Displays the current dataset version, status, ID, last modification date, and author.

  • Use the outlined Version button to switch versions or start a new one

Settings Panel

The Settings section defines the core configuration of a dataset — including its spectral range, processing level, class setup, and optional reference spectra. These parameters can be modified while the dataset is in Draft status, but become locked once finalized.

  • Wavelengths: Displays the spectral range and total number of bands captured by the dataset. Determined by the sensor; cannot be edited once data is added.
  • Data Level Processed: Indicates the preprocessing level applied to the data — either Reflectance or Radiance.
    • Reflectance: Normalized data that is less sensitive to illumination and sensor variability. Recommended for most use cases.
    • Radiance: Sensor-level output that can capture fine signal details but requires careful preprocessing.
    • Warning: Avoid using uncalibrated radiance data. If radiance is used, apply normalization or scaling to correct for illumination variation during training.
  • Classes: Lists the material classes defined within the dataset. Select only relevant target classes, and whenever possible, include an “Other” or “Background” class to capture non‑target materials likely to appear during production (improves generalization; reduces false classifications).
  • Label Attributes: Allows users to associate additional attributes (e.g., material type or quality indicators) with class labels. Used for regression models.
  • Filter Mask Types: Enables selection of predefined mask types to include or exclude certain pixels during training (e.g., cloud masks, vegetation masks).

Reference Spectra Panel

Reference spectra can be linked directly to classes to support Unmixing or Target Detection models. Each class may have one or more reference spectra assigned.

For each class:

  • Select the corresponding reference spectrum from available sources
  • Ensure spectra are normalized and resampled to match the dataset’s wavelength configuration

Analysis Panel (post‑finalization)

Once a dataset is finalized, the Analysis sub‑panel provides visual summaries and metrics to help assess dataset composition, balance, and spectral diversity.

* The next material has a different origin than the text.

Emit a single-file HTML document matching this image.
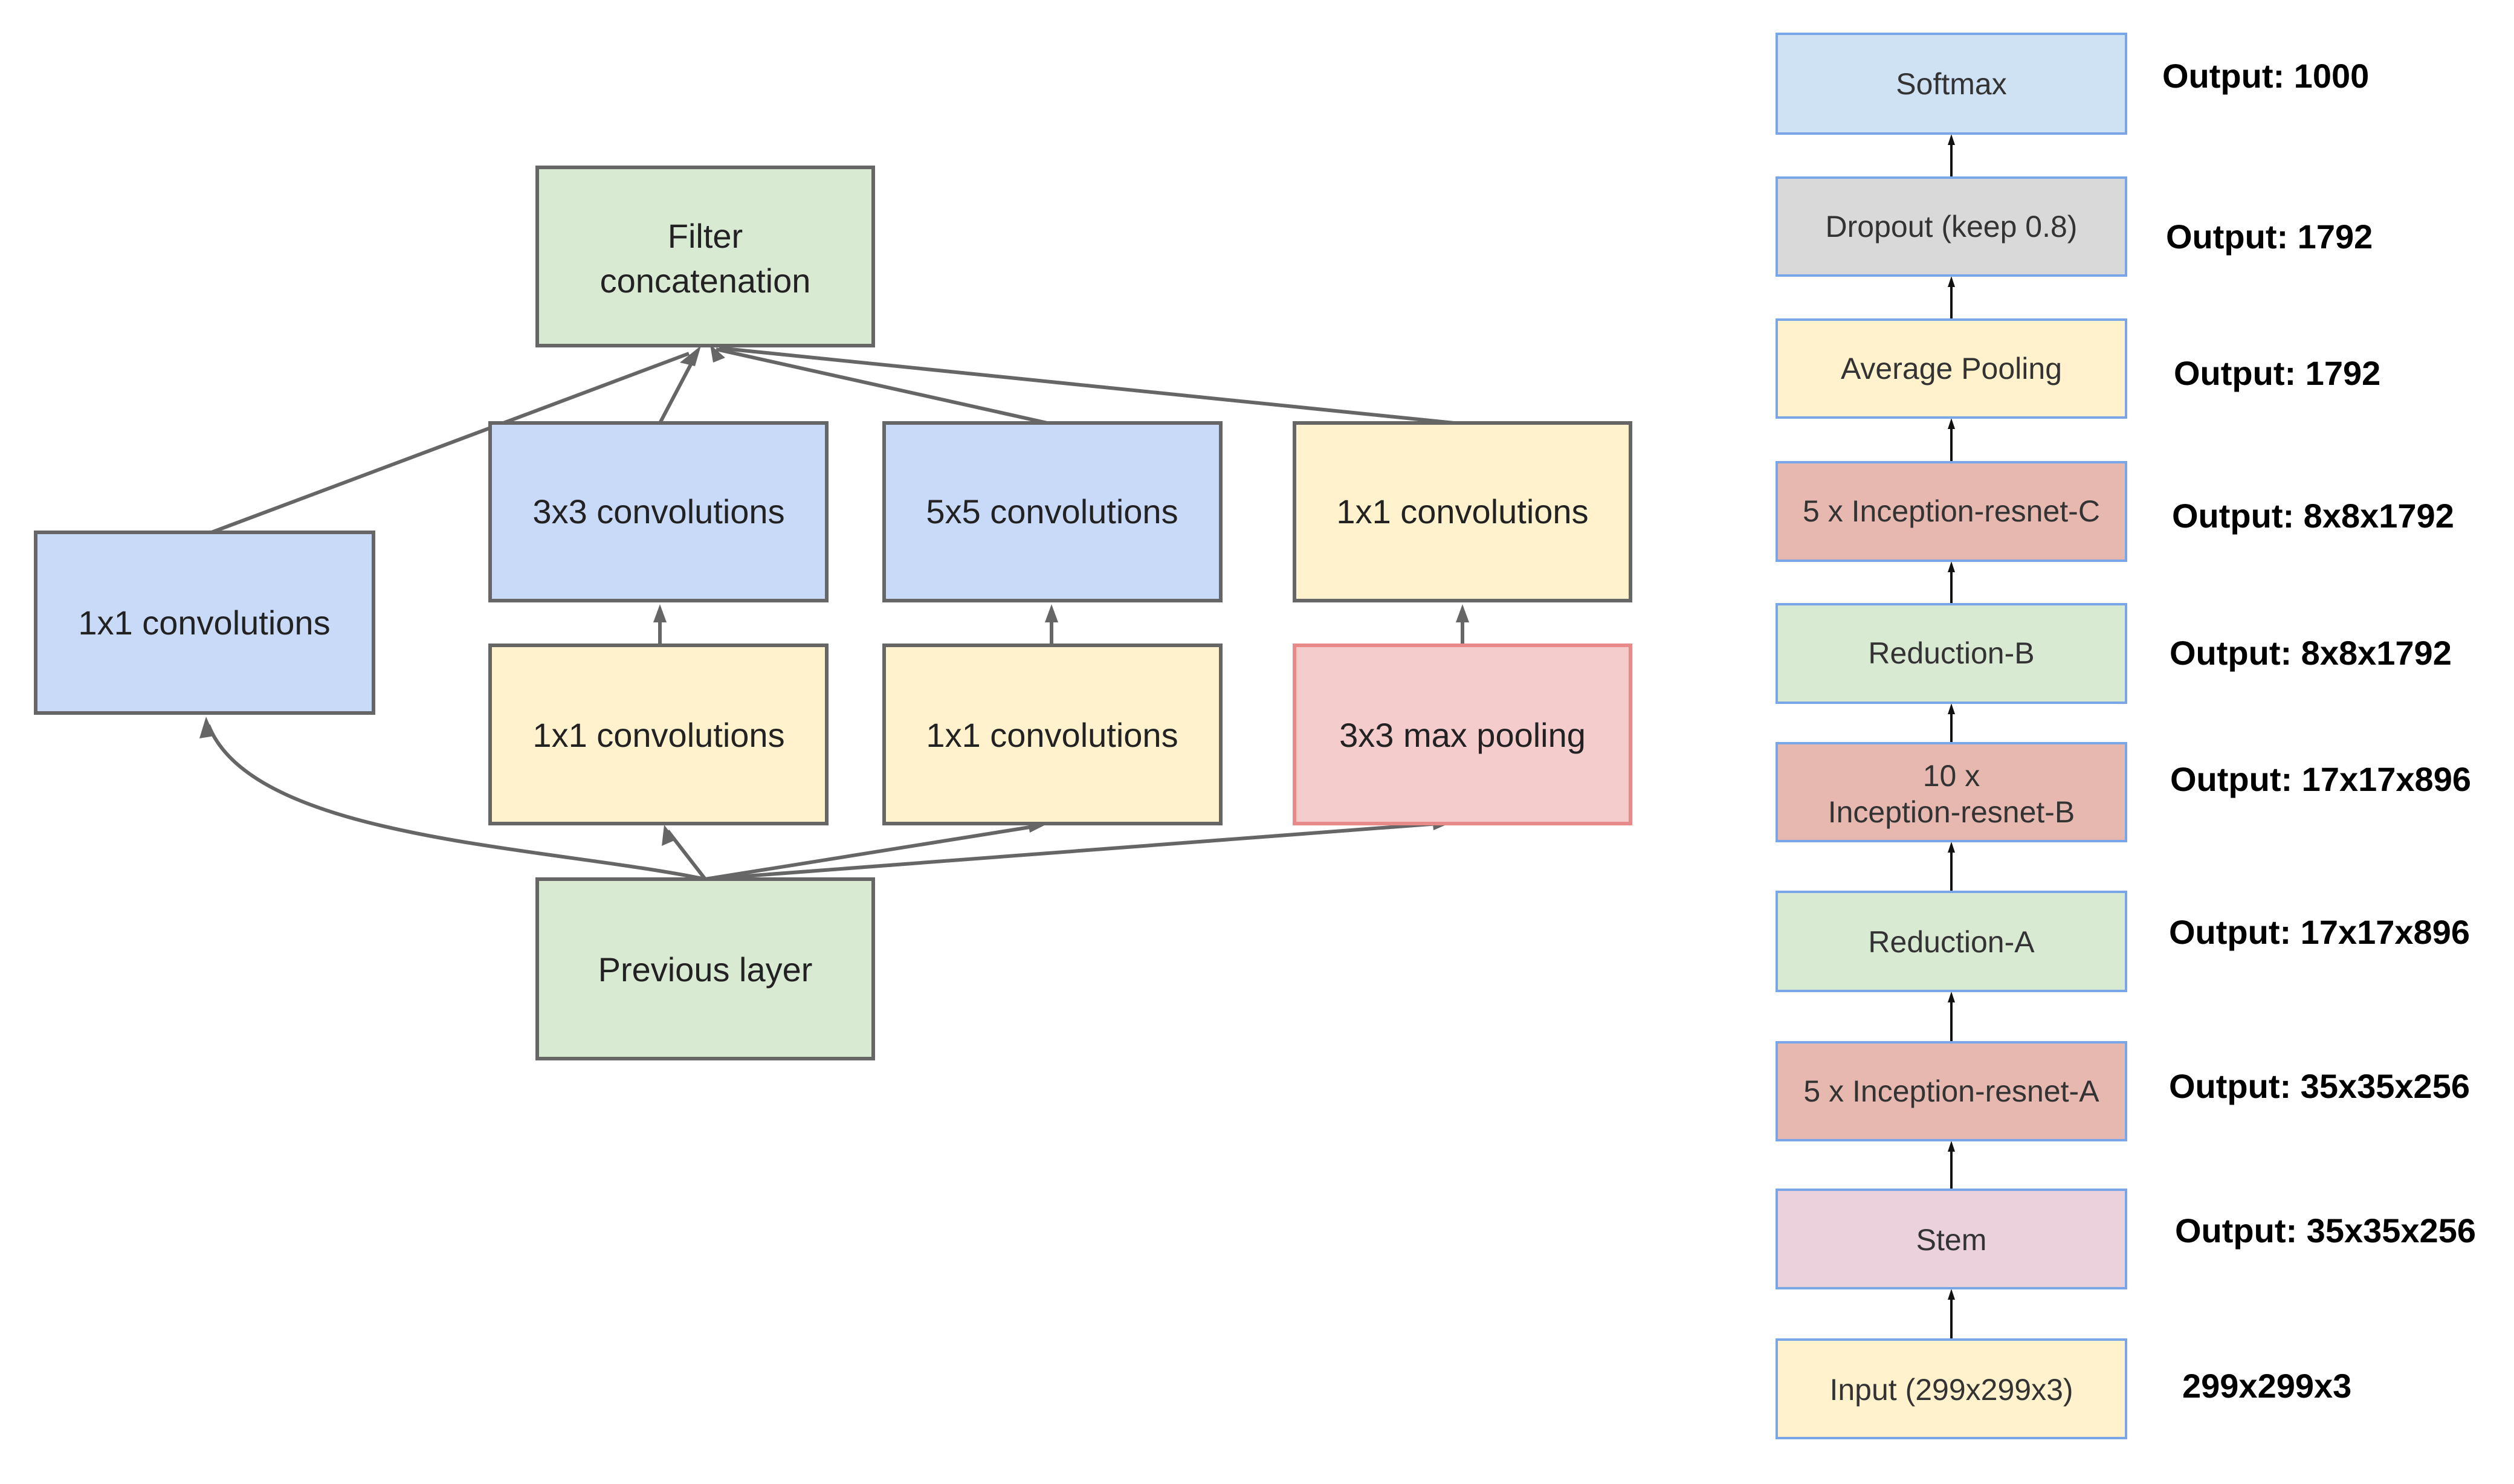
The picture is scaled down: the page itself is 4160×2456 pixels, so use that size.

Average Spectral Signature Plot

Displays the mean spectral curve for each class, allowing users to evaluate how distinct or overlapping material signatures are.

  • Distinct curves → strong separability and good potential for classification
  • Overlapping curves → similar materials, mixed pixels, or labeling inconsistencies

Pixel Count Distribution

Shows the number of pixels per class across all data buckets.

  • Balanced distributions reduce bias toward dominant classes
  • Large imbalances can reduce accuracy for underrepresented classes

PCA Plot (Principal Component Projection)

Projects the dataset into a lower‑dimensional space (typically 2D) using the top principal components. Separate scatter plots are shown for Training, Validation, and Test buckets.

How to interpret:

  • Each point represents a pixel, colored by class label
  • Distinct clusters → strong spectral separation and high‑quality data
  • Overlap → similar spectra or label confusion
  • Consistent distribution across buckets → balanced sampling; major shifts suggest sampling bias or acquisition differences
  • Outliers → potential noise or mislabeled pixels

Dataset Details Panel: Data Tab

The Data tab is used to add hyperspectral image data and organize it into Training, Validation, and Test buckets.

Adding Data

  • Drag and drop files into the Training & Validation or Test boxes
  • Data can be split automatically or manually using the provided slider

Compatible Data

Only compatible files are displayed. Files are compatible when:

  • Center wavelengths match (or can be resampled)
  • Processing level matches the dataset
  • At least one set of finalized labels exists

Incompatible files are hidden by default. Click “Show incompatible files” to view them and hover for detailed incompatibility reasons.